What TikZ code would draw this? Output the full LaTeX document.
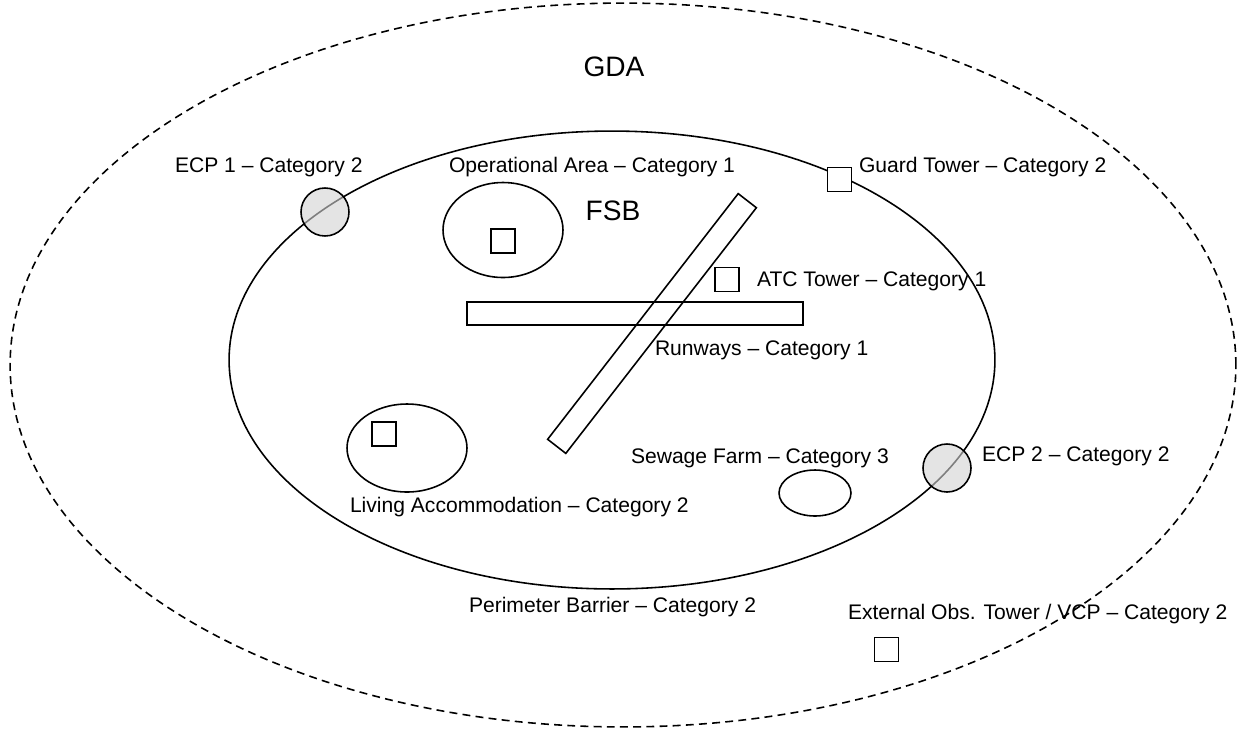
\documentclass[tikz,border=0pt]{standalone}
\usepackage{fontspec}
\setmainfont{Liberation Sans}
\usetikzlibrary{shapes.geometric}
\begin{document}
\begin{tikzpicture}[x=0.02cm,y=-0.02cm,
  every node/.style={inner sep=0pt, outer sep=0pt},
  outline/.style={draw=black, line width=0.9pt},
  zone/.style={outline, ellipse},
  hut/.style={outline, rectangle, fill=white, minimum size=0.48cm},
  strip/.style={outline, rectangle, minimum height=0.46cm},
  gate/.style={outline, circle, fill=gray!35, fill opacity=0.6, minimum size=0.96cm},
  label/.style={anchor=base west, font=\fontsize{12}{14}\selectfont},
  title/.style={anchor=base, font=\fontsize{16}{19}\selectfont}]
\useasboundingbox (0,0) rectangle (1247,731);

% ground defence area (dashed) and the base perimeter
\node[zone, dashed, dash pattern=on 4.5pt off 3pt, minimum width=24.52cm, minimum height=14.48cm] (gda) at (623,365) {};
\node[zone, minimum width=15.32cm, minimum height=9.16cm] (fsb) at (612,360) {};

% inner areas
\node[zone, minimum width=2.4cm, minimum height=1.9cm] (ops) at (503,230) {};
\node[zone, minimum width=2.4cm, minimum height=1.76cm] (living) at (407,448) {};
\node[zone, minimum width=1.44cm, minimum height=0.92cm] (sewage) at (815,493) {};

% runways
\node[strip, minimum width=6.72cm] (rwyA) at (635,313.5) {};
\node[strip, minimum width=6.22cm, rotate=52.2] (rwyB) at (652,323.5) {};

% towers and buildings
\node[hut] (opsbox) at (503,241) {};
\node[hut] (livbox) at (384,434) {};
\node[hut] (atc) at (727,279.5) {};
\node[hut] (guard) at (839.5,179.5) {};
\node[hut] (extobs) at (886.5,649.5) {};

% entry control points on the perimeter
\node[gate] (ecp1) at (325,212) {};
\node[gate] (ecp2) at (947,468) {};

% labels
\node[title] (tgda) at (614,76) {GDA};
\node[title] (tfsb) at (613,220) {FSB};
\node[label] (tecp1) at (175,172) {ECP 1 – Category 2};
\node[label] (tops) at (449,172) {Operational Area – Category 1};
\node[label] (tguard) at (859,172) {Guard Tower – Category 2};
\node[label] (tatc) at (757,286) {ATC Tower – Category 1};
\node[label] (trwy) at (655,355) {Runways – Category 1};
\node[label] (tsew) at (631,463) {Sewage Farm – Category 3};
\node[label] (tecp2) at (982,461) {ECP 2 – Category 2};
\node[label] (tliv) at (350,512) {Living Accommodation – Category 2};
\node[label] (tper) at (469,612) {Perimeter Barrier – Category 2};
\node[label] (text) at (848,619) {External Obs. Tower / VCP – Category 2};
\end{tikzpicture}
\end{document}
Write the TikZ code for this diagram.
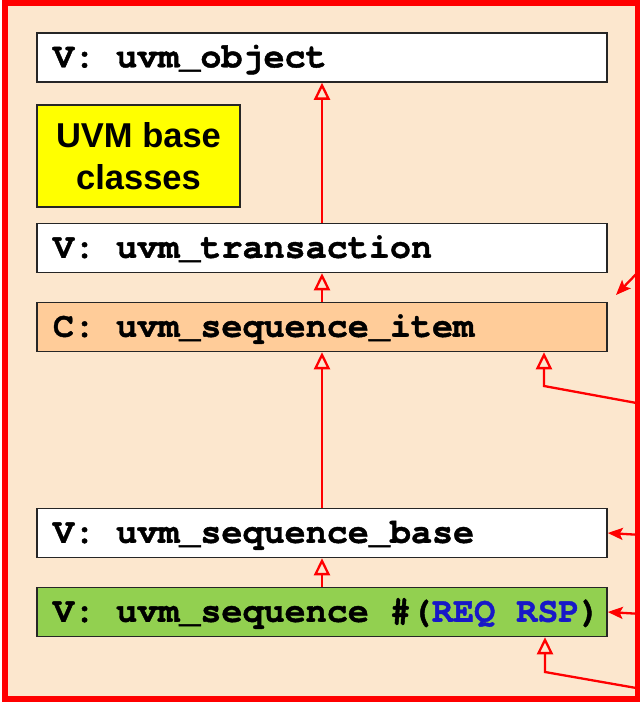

**Short exercise**
Write out the whole listing again, exactly, with no pictures.

**Exercise result**
What TikZ code would draw this? Output the full LaTeX document.
\documentclass[tikz,border=0pt]{standalone}
\usepackage{fontspec}
\setmainfont{Liberation Sans}
\usetikzlibrary{shapes.geometric}
\begin{document}
\begin{tikzpicture}[x=0.02cm,y=-0.02cm,
  every node/.style={inner sep=0pt, outer sep=0pt},
  outline/.style={draw=black, line width=0.9pt},
  zone/.style={outline, ellipse},
  hut/.style={outline, rectangle, fill=white, minimum size=0.48cm},
  strip/.style={outline, rectangle, minimum height=0.46cm},
  gate/.style={outline, circle, fill=gray!35, fill opacity=0.6, minimum size=0.96cm},
  label/.style={anchor=base west, font=\fontsize{12}{14}\selectfont},
  title/.style={anchor=base, font=\fontsize{16}{19}\selectfont}]
\useasboundingbox (0,0) rectangle (1247,731);

% ground defence area (dashed) and the base perimeter
\node[zone, dashed, dash pattern=on 4.5pt off 3pt, minimum width=24.52cm, minimum height=14.48cm] (gda) at (623,365) {};
\node[zone, minimum width=15.32cm, minimum height=9.16cm] (fsb) at (612,360) {};

% inner areas
\node[zone, minimum width=2.4cm, minimum height=1.9cm] (ops) at (503,230) {};
\node[zone, minimum width=2.4cm, minimum height=1.76cm] (living) at (407,448) {};
\node[zone, minimum width=1.44cm, minimum height=0.92cm] (sewage) at (815,493) {};

% runways
\node[strip, minimum width=6.72cm] (rwyA) at (635,313.5) {};
\node[strip, minimum width=6.22cm, rotate=52.2] (rwyB) at (652,323.5) {};

% towers and buildings
\node[hut] (opsbox) at (503,241) {};
\node[hut] (livbox) at (384,434) {};
\node[hut] (atc) at (727,279.5) {};
\node[hut] (guard) at (839.5,179.5) {};
\node[hut] (extobs) at (886.5,649.5) {};

% entry control points on the perimeter
\node[gate] (ecp1) at (325,212) {};
\node[gate] (ecp2) at (947,468) {};

% labels
\node[title] (tgda) at (614,76) {GDA};
\node[title] (tfsb) at (613,220) {FSB};
\node[label] (tecp1) at (175,172) {ECP 1 – Category 2};
\node[label] (tops) at (449,172) {Operational Area – Category 1};
\node[label] (tguard) at (859,172) {Guard Tower – Category 2};
\node[label] (tatc) at (757,286) {ATC Tower – Category 1};
\node[label] (trwy) at (655,355) {Runways – Category 1};
\node[label] (tsew) at (631,463) {Sewage Farm – Category 3};
\node[label] (tecp2) at (982,461) {ECP 2 – Category 2};
\node[label] (tliv) at (350,512) {Living Accommodation – Category 2};
\node[label] (tper) at (469,612) {Perimeter Barrier – Category 2};
\node[label] (text) at (848,619) {External Obs. Tower / VCP – Category 2};
\end{tikzpicture}
\end{document}
Write the TikZ code for this diagram.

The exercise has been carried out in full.